David Thór Björgvinsson, in his dissent, goes further:
In this regard it should be stressed that it has been established by the national courts that the applicant was, as a commander and member of the armed forces of the Soviet Union, involved in the killings in Mazie Bati on 27 May 1944. The national courts have also, on the basis of extensive and thorough investigation into the facts of the case, found that the people killed were civilians protected under the relevant international law. Furthermore, they found that the acts of the applicant constituted war crimes under the applicable international and domestic law. This Court is in no position to refute that finding or to override the conclusions of the national courts as regards the facts of the case and the applicable law. By doing so the majority has gone beyond a mere re-characterisation in law of the evidence before it (see Streletz, Kessler and Krenz v. Germany (GC), judgment of 22 March 2001, § 111). What the majority has in fact done should rather be seen as a reassessment of the crucial factual findings of the national courts, contrary to the well established case-law of this Court, which holds that it is primarily for the national authorities, notably the courts, to establish the facts and interpret national legislation, including legislation referring to international law.
The text of the judgment and dissents is available here (.doc file) —
This is hilariously funny stuff. When the ECHR convicts Russia, then in Russian eyes it is an evil conspiracy of russophobes out to destroy Russia. But let the court make a ruling in Russia’s favor, and suddenly Russians are ready to exalt the forum from the rooftops!
What a wacky country. For those who think the story about the “Emperor’s New Clothes” was just a fairytale one visit to Russia, even a brief virtual one, is more than sufficient to prove the contrary.
The very nature of this case leads one to expect that views, sentiments, and opionions on it are destined to be coloured by national affiliation – either Russian or Latvian. However, as the above article demonstrates, so is not necessarily the case, as some voices from the Russian blogosphere demonstrate.
However, what is more interesting is really the legal ramifications of the case itself, and how the European Court of Human Rights has reasoned in its verdict, includeing dissenting opinions.
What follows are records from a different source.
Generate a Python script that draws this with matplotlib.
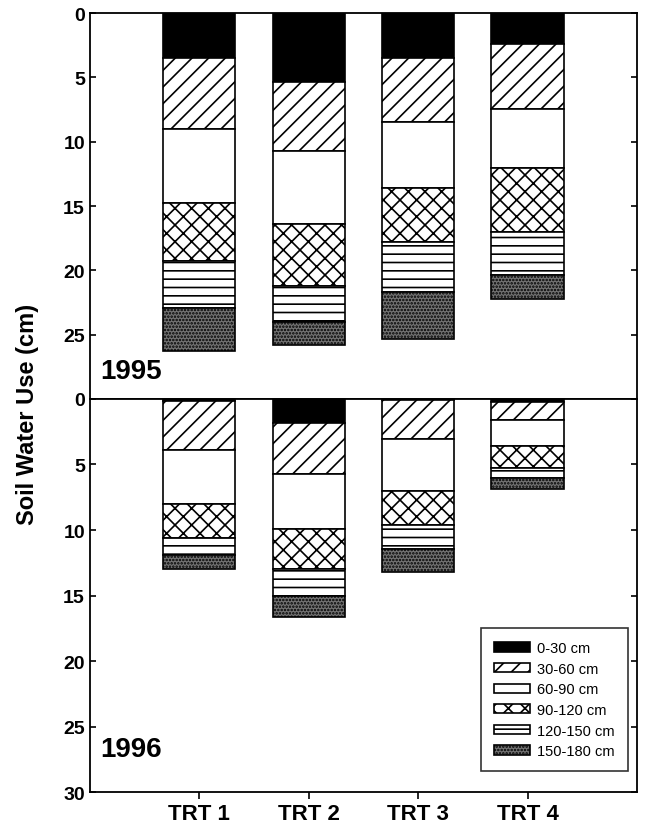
import numpy as np
import matplotlib
matplotlib.use("Agg")
import matplotlib.pyplot as plt

plt.rcParams['font.family'] = ['Liberation Sans', 'DejaVu Sans']
plt.rcParams['hatch.linewidth'] = 1.2

treatments = ["TRT 1", "TRT 2", "TRT 3", "TRT 4"]
layers = ["0-30 cm", "30-60 cm", "60-90 cm", "90-120 cm", "120-150 cm", "150-180 cm"]

# water use per soil layer (cm), rows = layers top to bottom
use_1995 = [
    [3.5, 5.35, 3.5, 2.4],
    [5.5, 5.35, 5.0, 5.05],
    [5.8, 5.7, 5.1, 4.6],
    [4.5, 4.8, 4.2, 4.95],
    [3.6, 2.8, 3.9, 3.35],
    [3.4, 1.8, 3.6, 1.9],
]
use_1996 = [
    [0.15, 1.8, 0.05, 0.25],
    [3.75, 3.95, 3.0, 1.35],
    [4.15, 4.15, 4.0, 2.0],
    [2.55, 3.05, 2.55, 1.65],
    [1.3, 2.05, 1.85, 0.75],
    [1.1, 1.65, 1.75, 0.85],
]

faces = ["black", "white", "white", "white", "white", "0.45"]
hatches = [None, "//", None, "xx", "--", "....."]

fig = plt.figure(figsize=(6.46, 8.29), dpi=100)
ax1 = fig.add_axes([0.139, 0.5175, 0.847, 0.4656])
ax2 = fig.add_axes([0.139, 0.0434, 0.847, 0.4741])

x = np.arange(1, len(treatments) + 1)


def draw(ax, data, year, ypos):
    bottom = np.zeros(len(treatments))
    for vals, fc, h, lab in zip(data, faces, hatches, layers):
        ax.bar(x, vals, width=0.66, bottom=bottom, color=fc, hatch=h,
               edgecolor="black", linewidth=1.2, label=lab)
        bottom += np.array(vals)
    ax.set_xlim(0, 5)
    ax.set_ylim(30, 0)
    for s in ax.spines.values():
        s.set_linewidth(1.3)
    ax.tick_params(axis="y", direction="in", right=True, length=4, width=1.2,
                   labelsize=14)
    ax.text(0.02, ypos, year, transform=ax.transAxes, fontsize=20,
            fontweight="bold", va="bottom", ha="left")


draw(ax1, use_1995, "1995", 0.038)
draw(ax2, use_1996, "1996", 0.076)

ax1.set_yticks([0, 5, 10, 15, 20, 25])
ax1.set_yticklabels(["0", "5", "10", "15", "20", "25"], fontweight="bold")
ax1.set_xticks([])

ax2.set_yticks([0, 5, 10, 15, 20, 25, 30])
ax2.set_yticklabels(["0", "5", "10", "15", "20", "25", "30"], fontweight="bold")
ax2.set_xticks(x)
ax2.set_xticklabels(treatments, fontsize=16, fontweight="bold")
ax2.tick_params(axis="x", direction="out", length=5, width=1.2, pad=3)

fig.text(0.042, 0.5, "Soil Water Use (cm)", rotation=90, fontsize=17,
         fontweight="bold", ha="center", va="center")

leg = ax2.legend(loc="lower right", bbox_to_anchor=(0.984, 0.053), fontsize=10.5,
                 frameon=True, fancybox=False, edgecolor="black",
                 handlelength=2.5, handleheight=0.6, labelspacing=0.45,
                 borderpad=0.9, handletextpad=0.5, borderaxespad=0)
leg.get_frame().set_linewidth(1.2)

fig.savefig("out.png", dpi=100)
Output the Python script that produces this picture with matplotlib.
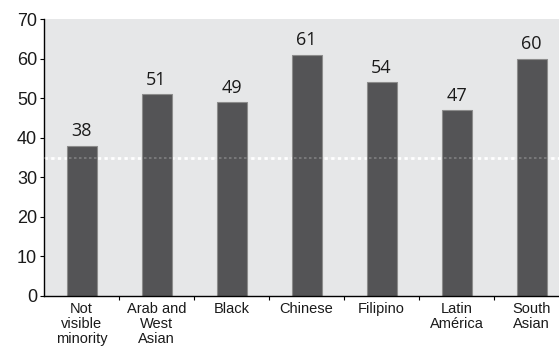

Would Latvia appeal the verdict to the Court’s Grand Chamber, I for one will at least follow it with interest.
As for alleged Russian praise to the European Court – as opposed to a frequently critical stance – I believe it is the verdict per se, which is welcomed and not the Court as such. It is the execution of law (the verdict) and not the institution of law (the Court) that is the focus of attention, which is in line with the legal tradition of open societies.